Из серии: LitteraTerra

* * *

Приведённый ознакомительный фрагмент книги Внутренний строй литературного произведения (И. Л. Альми, 2008) предоставлен нашим книжным партнёром — компанией ЛитРес.

Купить и скачать полную версию книги в форматах FB2, ePub, MOBI, TXT, HTML, RTF и других

О лирике. Из истории миниатюры в русской поэзии XIX–XX веков

1

История жанров – проблема, непосредственно связанная с изучением специфики литературы. В эволюции общей системы жанров проявляют себя внутренние закономерности литературного процесса. Поэтому описание жизни даже камерного жанра имеет несомненный интерес, особенно когда дело касается переломных эпох в развитии литературы.

Лирическая миниатюра возникает в русской поэзии на рубеже XVIII–XIX веков, вполне оформляясь в первую треть девятнадцатого столетия. Жанр не канонический, она оказывается для некоторых поэтов этого времени формой, в которой прокладывает себе дорогу новое лирическое отображение мира. Впоследствии в общем потоке внежанровой лирики миниатюра закрепляется как особый вид стихотворного произведения. Автономность она до какой-то степени сохраняет и в поэзии двадцатого века.

Сам термин «миниатюра» мы используем за неимением более точного, употребляя его не как синоним слову «стихотворение», а для обозначения произведения определенного типа. Внешних признаков миниатюры немного; это прежде всего малый объем (от двух до десяти примерно строк), а также особый лаконизм, повышенная языковая точность.

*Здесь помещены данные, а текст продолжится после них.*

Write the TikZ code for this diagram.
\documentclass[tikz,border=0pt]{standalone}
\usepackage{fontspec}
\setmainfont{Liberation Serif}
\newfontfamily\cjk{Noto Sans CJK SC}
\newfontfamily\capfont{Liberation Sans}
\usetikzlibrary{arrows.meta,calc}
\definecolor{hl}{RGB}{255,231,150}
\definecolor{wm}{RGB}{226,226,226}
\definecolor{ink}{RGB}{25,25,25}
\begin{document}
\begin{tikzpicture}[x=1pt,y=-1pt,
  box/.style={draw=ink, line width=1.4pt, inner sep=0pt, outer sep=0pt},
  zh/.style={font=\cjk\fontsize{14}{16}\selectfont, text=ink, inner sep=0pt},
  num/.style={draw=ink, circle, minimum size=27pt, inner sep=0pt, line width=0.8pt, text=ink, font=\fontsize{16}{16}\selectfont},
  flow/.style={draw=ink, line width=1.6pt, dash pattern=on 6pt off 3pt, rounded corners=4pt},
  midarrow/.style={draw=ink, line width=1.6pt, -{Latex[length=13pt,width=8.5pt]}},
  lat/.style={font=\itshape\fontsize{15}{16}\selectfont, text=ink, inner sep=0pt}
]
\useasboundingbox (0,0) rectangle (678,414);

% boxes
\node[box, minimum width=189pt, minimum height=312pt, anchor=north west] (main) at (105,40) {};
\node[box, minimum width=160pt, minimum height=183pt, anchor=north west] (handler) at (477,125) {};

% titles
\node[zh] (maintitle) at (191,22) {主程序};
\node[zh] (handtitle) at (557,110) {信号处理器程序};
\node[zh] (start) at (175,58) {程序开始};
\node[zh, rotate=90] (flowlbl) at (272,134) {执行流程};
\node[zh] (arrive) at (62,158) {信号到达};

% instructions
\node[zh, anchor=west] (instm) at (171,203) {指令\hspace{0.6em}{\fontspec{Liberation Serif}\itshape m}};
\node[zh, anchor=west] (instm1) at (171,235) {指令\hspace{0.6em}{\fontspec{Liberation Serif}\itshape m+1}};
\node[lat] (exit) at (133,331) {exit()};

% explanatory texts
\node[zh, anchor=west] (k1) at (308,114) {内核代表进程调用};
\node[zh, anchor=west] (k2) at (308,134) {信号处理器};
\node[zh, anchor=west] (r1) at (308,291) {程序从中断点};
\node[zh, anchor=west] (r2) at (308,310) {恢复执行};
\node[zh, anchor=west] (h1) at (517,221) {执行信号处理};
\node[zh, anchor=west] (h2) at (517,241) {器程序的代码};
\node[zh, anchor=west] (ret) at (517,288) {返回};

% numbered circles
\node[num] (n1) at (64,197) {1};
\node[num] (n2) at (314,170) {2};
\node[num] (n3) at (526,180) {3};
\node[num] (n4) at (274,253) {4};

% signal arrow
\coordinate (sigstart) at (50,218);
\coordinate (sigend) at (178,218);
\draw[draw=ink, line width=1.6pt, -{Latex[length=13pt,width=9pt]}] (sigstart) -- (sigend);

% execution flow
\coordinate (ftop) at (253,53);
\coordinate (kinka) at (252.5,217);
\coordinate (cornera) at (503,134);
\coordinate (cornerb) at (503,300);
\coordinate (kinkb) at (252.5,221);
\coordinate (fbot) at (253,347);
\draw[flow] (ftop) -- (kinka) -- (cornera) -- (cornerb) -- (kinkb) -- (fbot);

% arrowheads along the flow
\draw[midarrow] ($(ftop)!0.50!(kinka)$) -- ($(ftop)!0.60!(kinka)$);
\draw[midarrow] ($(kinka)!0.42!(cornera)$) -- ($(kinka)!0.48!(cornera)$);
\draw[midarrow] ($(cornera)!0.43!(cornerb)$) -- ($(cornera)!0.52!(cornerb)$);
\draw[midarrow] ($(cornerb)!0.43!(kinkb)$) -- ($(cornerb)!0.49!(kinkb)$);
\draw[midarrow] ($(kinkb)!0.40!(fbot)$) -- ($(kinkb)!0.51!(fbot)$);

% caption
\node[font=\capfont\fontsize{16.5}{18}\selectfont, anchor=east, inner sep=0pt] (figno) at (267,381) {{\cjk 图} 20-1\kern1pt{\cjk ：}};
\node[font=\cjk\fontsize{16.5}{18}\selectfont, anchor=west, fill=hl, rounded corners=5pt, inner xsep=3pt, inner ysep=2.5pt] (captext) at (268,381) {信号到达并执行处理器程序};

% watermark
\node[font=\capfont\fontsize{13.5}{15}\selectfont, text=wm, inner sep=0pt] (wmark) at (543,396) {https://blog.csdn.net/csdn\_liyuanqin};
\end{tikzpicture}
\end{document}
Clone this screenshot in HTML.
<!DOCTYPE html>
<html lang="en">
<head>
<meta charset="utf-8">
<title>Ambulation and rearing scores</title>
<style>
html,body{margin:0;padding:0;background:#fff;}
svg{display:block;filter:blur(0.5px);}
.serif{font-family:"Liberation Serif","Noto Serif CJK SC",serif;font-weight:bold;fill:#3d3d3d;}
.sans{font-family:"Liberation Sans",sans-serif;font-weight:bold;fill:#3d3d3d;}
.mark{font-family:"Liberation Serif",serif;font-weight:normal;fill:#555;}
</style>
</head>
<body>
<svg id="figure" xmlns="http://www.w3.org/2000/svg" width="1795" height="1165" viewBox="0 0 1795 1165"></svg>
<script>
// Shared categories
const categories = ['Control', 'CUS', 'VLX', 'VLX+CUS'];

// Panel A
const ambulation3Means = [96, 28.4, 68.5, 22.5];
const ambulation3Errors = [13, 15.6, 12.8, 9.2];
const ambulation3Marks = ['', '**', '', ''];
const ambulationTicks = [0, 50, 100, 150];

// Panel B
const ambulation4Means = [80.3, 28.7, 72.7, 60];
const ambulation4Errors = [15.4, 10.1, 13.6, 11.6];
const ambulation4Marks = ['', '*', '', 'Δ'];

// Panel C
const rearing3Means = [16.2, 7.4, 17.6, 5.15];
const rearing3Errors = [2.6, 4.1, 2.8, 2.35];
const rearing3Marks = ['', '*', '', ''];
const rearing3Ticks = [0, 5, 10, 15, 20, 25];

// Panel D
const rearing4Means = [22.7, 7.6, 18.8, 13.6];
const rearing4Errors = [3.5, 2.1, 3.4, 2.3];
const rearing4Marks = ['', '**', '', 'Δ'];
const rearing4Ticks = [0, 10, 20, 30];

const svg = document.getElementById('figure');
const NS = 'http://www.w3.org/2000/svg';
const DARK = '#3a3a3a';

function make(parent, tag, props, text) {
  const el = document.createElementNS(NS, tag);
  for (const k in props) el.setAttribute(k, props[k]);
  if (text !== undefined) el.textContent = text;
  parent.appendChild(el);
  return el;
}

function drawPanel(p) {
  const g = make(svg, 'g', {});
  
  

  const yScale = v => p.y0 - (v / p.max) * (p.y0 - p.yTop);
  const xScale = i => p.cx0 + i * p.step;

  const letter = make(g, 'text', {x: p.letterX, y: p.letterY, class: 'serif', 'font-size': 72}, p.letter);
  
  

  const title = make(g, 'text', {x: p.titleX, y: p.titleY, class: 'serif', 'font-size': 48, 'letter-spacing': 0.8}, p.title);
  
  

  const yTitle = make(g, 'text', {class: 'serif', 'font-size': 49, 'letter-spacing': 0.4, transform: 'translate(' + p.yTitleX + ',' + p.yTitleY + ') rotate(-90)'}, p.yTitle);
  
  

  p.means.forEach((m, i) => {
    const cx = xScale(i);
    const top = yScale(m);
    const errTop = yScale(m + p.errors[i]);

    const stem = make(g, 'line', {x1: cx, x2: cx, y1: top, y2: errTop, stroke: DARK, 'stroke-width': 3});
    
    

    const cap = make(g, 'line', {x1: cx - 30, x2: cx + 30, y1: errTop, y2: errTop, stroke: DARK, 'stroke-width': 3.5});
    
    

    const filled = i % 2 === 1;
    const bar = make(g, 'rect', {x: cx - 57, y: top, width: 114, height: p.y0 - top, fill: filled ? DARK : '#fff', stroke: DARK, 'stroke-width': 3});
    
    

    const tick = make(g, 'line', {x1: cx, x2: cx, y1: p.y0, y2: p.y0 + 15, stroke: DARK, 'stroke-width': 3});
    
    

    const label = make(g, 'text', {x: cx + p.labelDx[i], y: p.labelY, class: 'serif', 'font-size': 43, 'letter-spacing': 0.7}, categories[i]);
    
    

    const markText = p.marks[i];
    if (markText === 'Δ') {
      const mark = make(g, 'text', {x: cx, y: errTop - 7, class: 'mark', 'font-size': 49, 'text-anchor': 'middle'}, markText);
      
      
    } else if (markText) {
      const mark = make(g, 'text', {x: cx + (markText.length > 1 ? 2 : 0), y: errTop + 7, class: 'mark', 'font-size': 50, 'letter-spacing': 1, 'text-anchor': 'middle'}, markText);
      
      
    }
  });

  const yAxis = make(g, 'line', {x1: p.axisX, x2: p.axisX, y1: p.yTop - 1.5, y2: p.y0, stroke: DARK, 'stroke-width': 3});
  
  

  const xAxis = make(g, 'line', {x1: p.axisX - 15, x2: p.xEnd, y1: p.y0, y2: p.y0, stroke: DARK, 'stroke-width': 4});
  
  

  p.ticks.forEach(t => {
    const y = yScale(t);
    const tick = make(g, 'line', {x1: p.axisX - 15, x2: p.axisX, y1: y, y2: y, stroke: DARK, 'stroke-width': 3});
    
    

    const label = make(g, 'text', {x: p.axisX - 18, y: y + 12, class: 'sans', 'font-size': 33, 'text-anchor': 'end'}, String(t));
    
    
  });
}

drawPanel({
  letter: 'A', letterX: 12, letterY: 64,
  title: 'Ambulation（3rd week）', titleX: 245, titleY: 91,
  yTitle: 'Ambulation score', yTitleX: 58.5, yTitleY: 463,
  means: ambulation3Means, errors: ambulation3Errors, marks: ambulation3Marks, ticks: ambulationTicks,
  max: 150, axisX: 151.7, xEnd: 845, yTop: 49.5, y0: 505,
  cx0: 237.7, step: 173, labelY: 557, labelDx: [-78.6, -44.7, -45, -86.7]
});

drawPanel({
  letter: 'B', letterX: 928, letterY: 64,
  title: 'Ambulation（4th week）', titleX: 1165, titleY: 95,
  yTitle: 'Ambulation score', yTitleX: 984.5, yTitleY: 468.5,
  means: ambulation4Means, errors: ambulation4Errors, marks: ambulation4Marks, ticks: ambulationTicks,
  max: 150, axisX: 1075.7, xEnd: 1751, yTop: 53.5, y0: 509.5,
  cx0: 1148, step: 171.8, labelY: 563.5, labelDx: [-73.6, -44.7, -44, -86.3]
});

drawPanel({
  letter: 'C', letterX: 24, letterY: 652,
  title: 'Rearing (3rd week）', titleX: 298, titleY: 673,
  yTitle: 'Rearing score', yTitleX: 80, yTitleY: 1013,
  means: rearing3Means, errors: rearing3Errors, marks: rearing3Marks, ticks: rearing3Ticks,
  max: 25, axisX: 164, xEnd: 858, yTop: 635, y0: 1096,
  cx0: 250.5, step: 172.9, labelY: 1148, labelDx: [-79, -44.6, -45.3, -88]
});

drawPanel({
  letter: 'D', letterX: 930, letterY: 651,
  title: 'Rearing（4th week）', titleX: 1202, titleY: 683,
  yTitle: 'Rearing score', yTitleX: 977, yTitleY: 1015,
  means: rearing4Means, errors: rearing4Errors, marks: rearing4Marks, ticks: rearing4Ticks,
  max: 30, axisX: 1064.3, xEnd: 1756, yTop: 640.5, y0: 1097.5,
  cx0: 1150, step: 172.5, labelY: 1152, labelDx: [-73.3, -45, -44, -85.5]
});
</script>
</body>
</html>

Как особая форма, участвующая в русском литературном процессе, миниатюра почти не рассматривается. Учебники теории литературы не фиксируют ее как самостоятельный жанр. В этом качестве она замечена только в «Поэтическом словаре» А. Квятковского[30]. Круг общего невнимания оказался до какой-то степени преодоленным лишь сравнительно недавно – статьей В. Губайловского. Ее автор, исходя из тезиса: «Поэтическая миниатюра существовала всегда, в том числе и в русской поэзии», – более жестко отграничивает объем названной формы (не превышая четверостишья). Соответственно он выстраивает ряд произведений, существующих как бы на границе <…> между поэзией и внелитературной реальностью[31]. Внимание Губайловского сосредоточено прежде всего на современной словесности, в частности – на той ее сфере, которую представляет Интернет.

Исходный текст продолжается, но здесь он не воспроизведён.